🤖 AI Summary
Existing approaches struggle to efficiently and accurately predict the energy consumption of large language model inference on multi-GPU systems, either relying on costly empirical measurements or failing to capture multi-GPU energy characteristics. This work proposes the first end-to-end framework that integrates three key innovations: einsum-based modeling of model architecture, load-imbalance-aware energy modeling for Mixture-of-Experts (MoE), and an empirical-driven communication energy model for multi-GPU setups. The framework enables accurate energy prediction and exploration of energy-optimal configurations without requiring full deployment. Evaluated on Llama3 and Qwen3-MoE, it achieves prediction errors of only 9.25%–13.19%, reveals up to 1.47× (prefill) and 52.9× (decode) differences in energy efficiency across configurations, and correctly identifies the optimal compute-communication overlap strategy.
📝 Abstract
We present EnergyLens, an end-to-end framework for energy-aware large language model (LLM) inference optimization. As LLMs scale, predicting and reducing their energy footprint has become critical for sustainability and datacenter operations, yet existing approaches either require production-level code and expensive profiling or fail to accurately capture multi-GPU energy behavior.

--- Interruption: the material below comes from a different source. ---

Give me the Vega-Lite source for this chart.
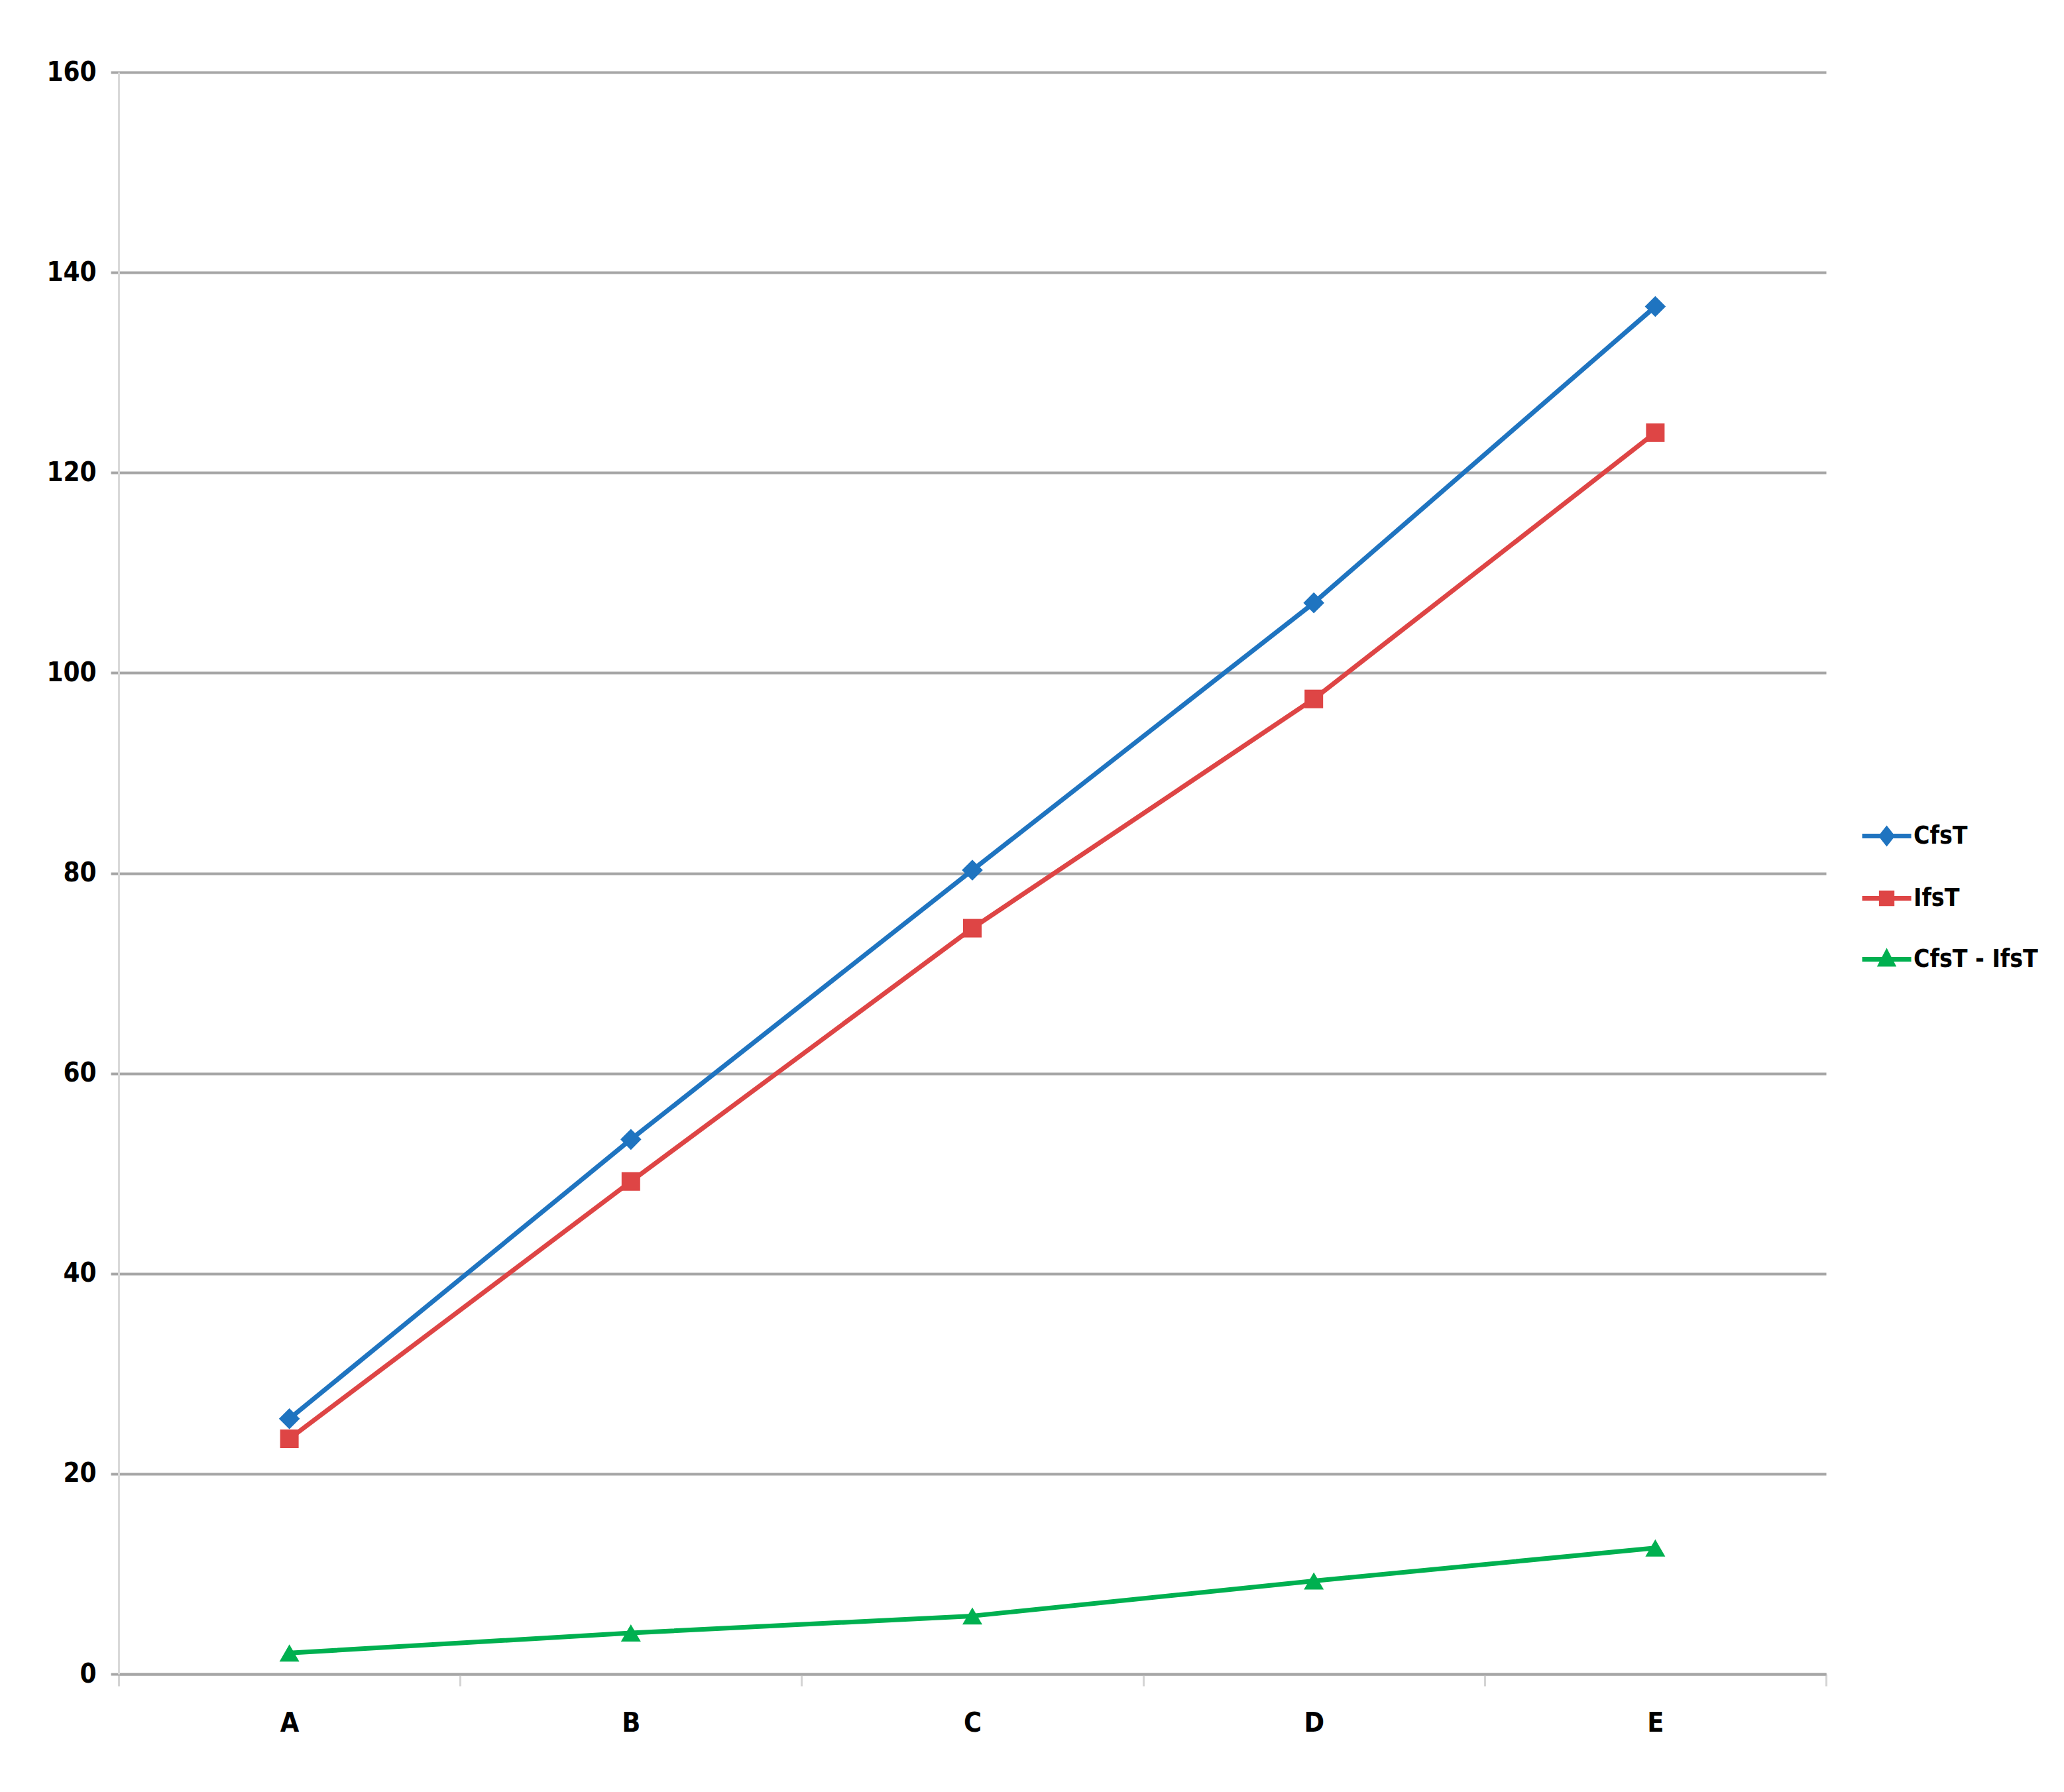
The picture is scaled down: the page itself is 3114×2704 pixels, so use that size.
{
  "$schema": "https://vega.github.io/schema/vega-lite/v6.json",
  "width": 2576,
  "height": 2417,
  "autosize": "none",
  "padding": {"left": 179, "top": 109, "right": 359, "bottom": 178},
  "background": "white",
  "config": {
    "view": {"stroke": null},
    "font": "DejaVu Sans Condensed, Liberation Sans"
  },
  "data": {
    "values": [
      {"cat": "A", "series": "CfsT", "value": 25.5},
      {"cat": "B", "series": "CfsT", "value": 53.4},
      {"cat": "C", "series": "CfsT", "value": 80.3},
      {"cat": "D", "series": "CfsT", "value": 107.0},
      {"cat": "E", "series": "CfsT", "value": 136.6},
      {"cat": "A", "series": "IfsT", "value": 23.5},
      {"cat": "B", "series": "IfsT", "value": 49.2},
      {"cat": "C", "series": "IfsT", "value": 74.5},
      {"cat": "D", "series": "IfsT", "value": 97.4},
      {"cat": "E", "series": "IfsT", "value": 124.0},
      {"cat": "A", "series": "CfsT - IfsT", "value": 2.1},
      {"cat": "B", "series": "CfsT - IfsT", "value": 4.1},
      {"cat": "C", "series": "CfsT - IfsT", "value": 5.8},
      {"cat": "D", "series": "CfsT - IfsT", "value": 9.3},
      {"cat": "E", "series": "CfsT - IfsT", "value": 12.6}
    ]
  },
  "encoding": {
    "x": {
      "field": "cat",
      "type": "nominal",
      "scale": {"type": "band", "paddingInner": 0, "paddingOuter": 0},
      "axis": {
        "title": null,
        "labelAngle": 0,
        "labelFontSize": 41,
        "labelFontWeight": "bold",
        "labelColor": "#000000",
        "labelPadding": 36,
        "domainColor": "#A6A6A6",
        "domainWidth": 4,
        "ticks": true,
        "tickBand": "extent",
        "tickSize": 18,
        "tickColor": "#D4D4D4",
        "tickWidth": 3,
        "grid": false
      }
    },
    "y": {
      "field": "value",
      "type": "quantitative",
      "scale": {"domain": [0, 160], "nice": false},
      "axis": {
        "title": null,
        "values": [0, 20, 40, 60, 80, 100, 120, 140, 160],
        "labelFontSize": 40,
        "labelFontWeight": "bold",
        "labelColor": "#000000",
        "labelPadding": 22,
        "domainColor": "#D9D9D9",
        "domainWidth": 3,
        "grid": true,
        "gridColor": "#A6A6A6",
        "gridWidth": 4,
        "ticks": true,
        "tickSize": 12,
        "tickColor": "#A6A6A6",
        "tickWidth": 4
      }
    }
  },
  "layer": [
    {
      "mark": {"type": "line", "strokeCap": "round", "strokeJoin": "round"},
      "encoding": {
        "color": {
          "field": "series",
          "type": "nominal",
          "scale": {"domain": ["CfsT", "IfsT", "CfsT - IfsT"], "range": ["#1F74C0", "#DE4545", "#00B050"]},
          "legend": {
            "title": null,
            "orient": "none",
            "legendX": 2627,
            "legendY": 1112,
            "symbolSize": 5476,
            "symbolStrokeWidth": 6,
            "rowPadding": 29,
            "labelOffset": 0,
            "labelLimit": 500,
            "labelFontSize": 37,
            "labelFontWeight": "bold",
            "labelColor": "#000000",
            "encode": {
              "symbols": {
                "update": {
                  "shape": {"signal": "datum.value === 'CfsT' ? 'M-1,0H1M0,-0.28L0.22,0L0,0.28L-0.22,0Z' : (datum.value === 'IfsT' ? 'M-1,0H1M-0.22,-0.22H0.22V0.22H-0.22Z' : 'M-1,0H1M-0.24,0.2L0,-0.26L0.24,0.2Z')"},
                  "fill": {"scale": "color", "field": "value"},
                  "stroke": {"scale": "color", "field": "value"},
                  "strokeWidth": {"value": 6},
                  "size": {"value": 5476},
                  "opacity": {"value": 1},
                  "fillOpacity": {"value": 1}
                }
              }
            }
          }
        },
        "strokeWidth": {
          "field": "series",
          "type": "nominal",
          "scale": {"domain": ["CfsT", "IfsT", "CfsT - IfsT"], "range": [7, 7, 10]},
          "legend": null
        }
      }
    },
    {
      "transform": [{"filter": "datum.series === 'CfsT'"}],
      "mark": {"type": "point", "filled": true, "opacity": 1, "shape": "diamond", "size": 1000, "color": "#1F74C0"},
      "encoding": {}
    },
    {
      "transform": [{"filter": "datum.series === 'IfsT'"}],
      "mark": {"type": "point", "filled": true, "opacity": 1, "shape": "square", "size": 784, "color": "#DE4545"},
      "encoding": {}
    },
    {
      "transform": [{"filter": "datum.series === 'CfsT - IfsT'"}],
      "mark": {"type": "point", "filled": true, "opacity": 1, "shape": "triangle-up", "size": 900, "color": "#00B050"},
      "encoding": {}
    }
  ]
}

As a result, practitioners lack tools for deciding which optimizations to prioritize and for selecting among existing deployment configurations when exhaustive profiling is impractical. EnergyLens addresses this gap with an intuitive einsum-based interface that captures LLM specifications including fusion, parallelism, and compute-communication overlap, combined with load-imbalance-aware MoE modeling and an empirically driven communication energy model for multi-GPU settings. We validate EnergyLens on Llama3 and Qwen3-MoE across tensor-parallel and expert-parallel configurations, achieving mean absolute percentage errors (MAPEs) between 9.25% and 13.19% for multi-GPU prefill and decode energy, and 12.97% across SM allocations for Megatron-style overlap. Our energy-driven exploration reveals up to 1.47x and 52.9x energy variation across configurations in prefill and decode efficiency and motivates distributed serving. We further show that compute-communication overlap is difficult to optimize with intuition alone, but EnergyLens correctly identifies Pareto-optimal overlap configurations.